Shurki also added that, “With binary options we’ve already informed the companies that our intention is probably not to approve this product. Its basis is problematic. Because ultimately — I don’t want to use the word ‘gambling’ because it is a financial product — but in the way it is offered and in the short time frame, and with all its complexity, in our view it brings it closer to a guessing game than a financial product where you can evaluate its worth.” Another employee within the industry countered, “For some crazy reason it’s legal in Europe. Individual European nations are letting binary options fly. While countries like the United States smelled the bullshit a long time ago and made it illegal.”
Why aren’t law enforcement officials arresting these people?
When questioned directly, law enforcement officials throw their hands up in dismay.
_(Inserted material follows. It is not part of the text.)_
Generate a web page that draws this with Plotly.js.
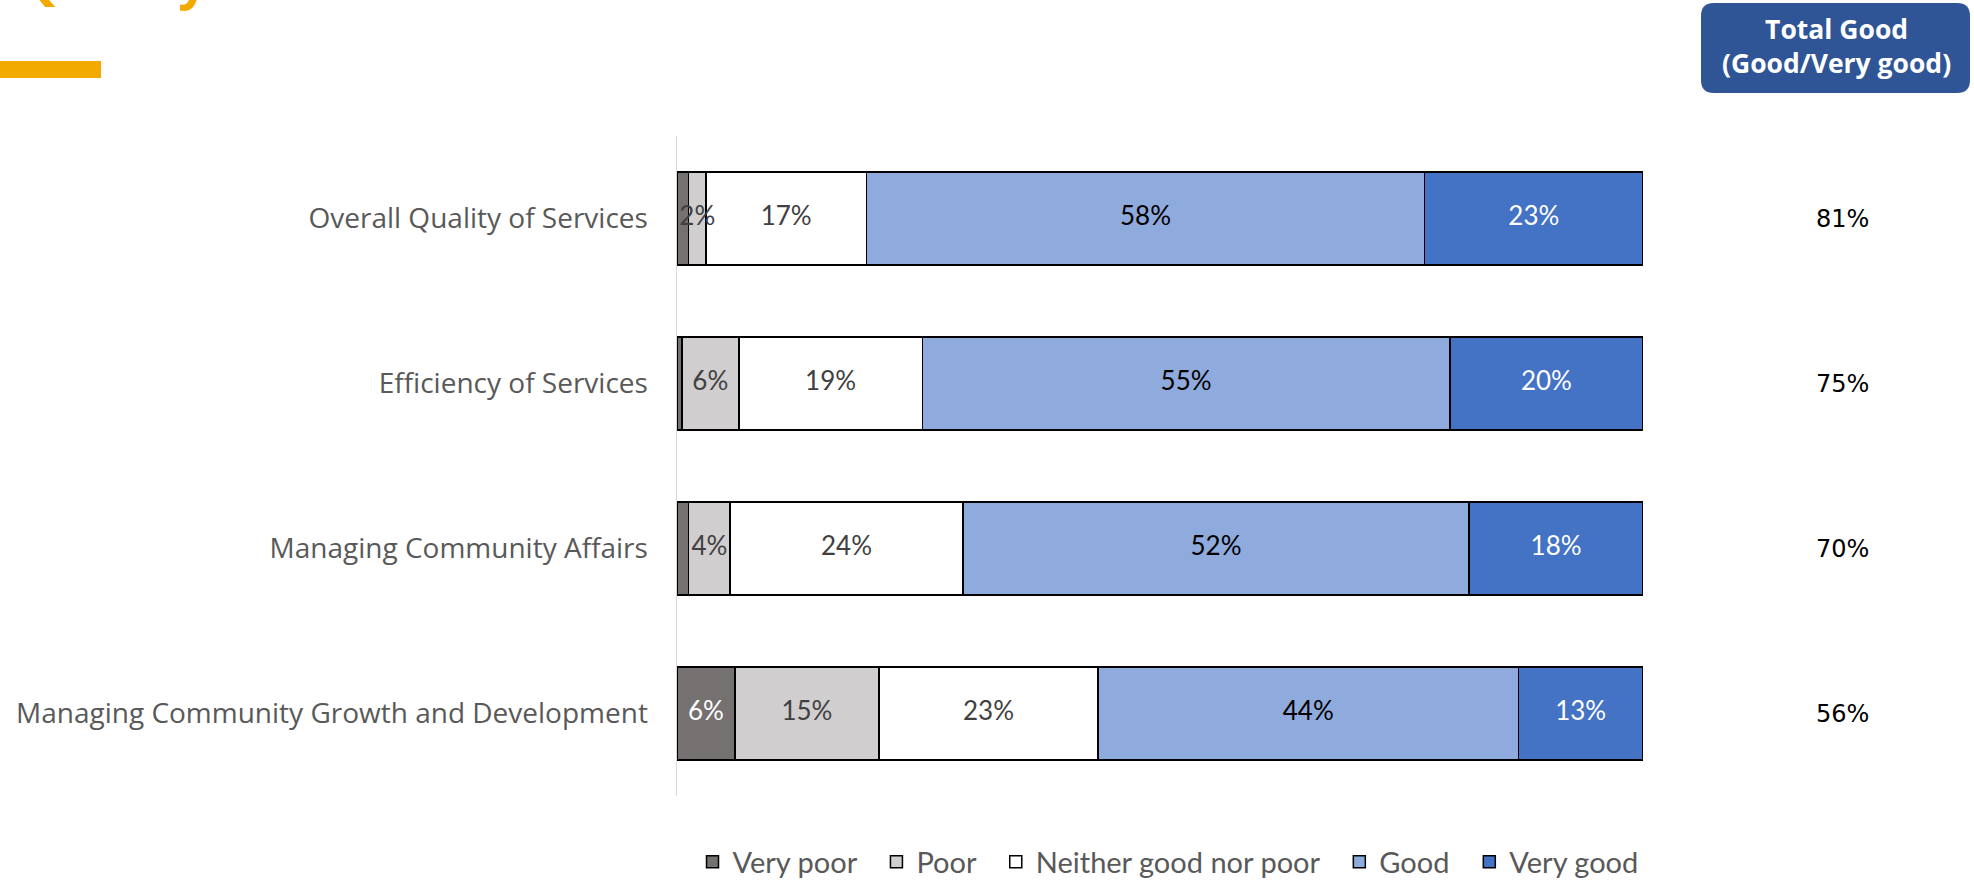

Until there are complaints, they cannot investigate, and no complaints have been filed. These nefarious firms know how to tiptoe around the law by only soliciting customers outside of Israel in countries like the United States, Europe, Russia, and Arab-speaking nations.
Regulatory agencies in these areas often warn of “fraudulent schemes involving binary options and their trading platforms. These schemes allegedly include refusing to credit customer accounts, denying fund reimbursement, identity theft, and manipulation of software to generate losing trades.” Shurki adds that it is not his responsibility to arrest people for theft – check with the police.
The Times of Israel contacted the Israel Police, but their response was, “This is something you’re claiming. If no one has complained about it, there is no issue. You want us to check every company in Israel and see if by chance they are committing crimes?”
Beware the aggressive marketing agent, who solicits a deposit from you for an offshore binary options account. As for protecting yourself from choosing one of these firms in the first place, Chaya Berkowitz advises, “I would also ask friends or other investors. Personal word of mouth is huge. I would do my homework.” And, so should you, too!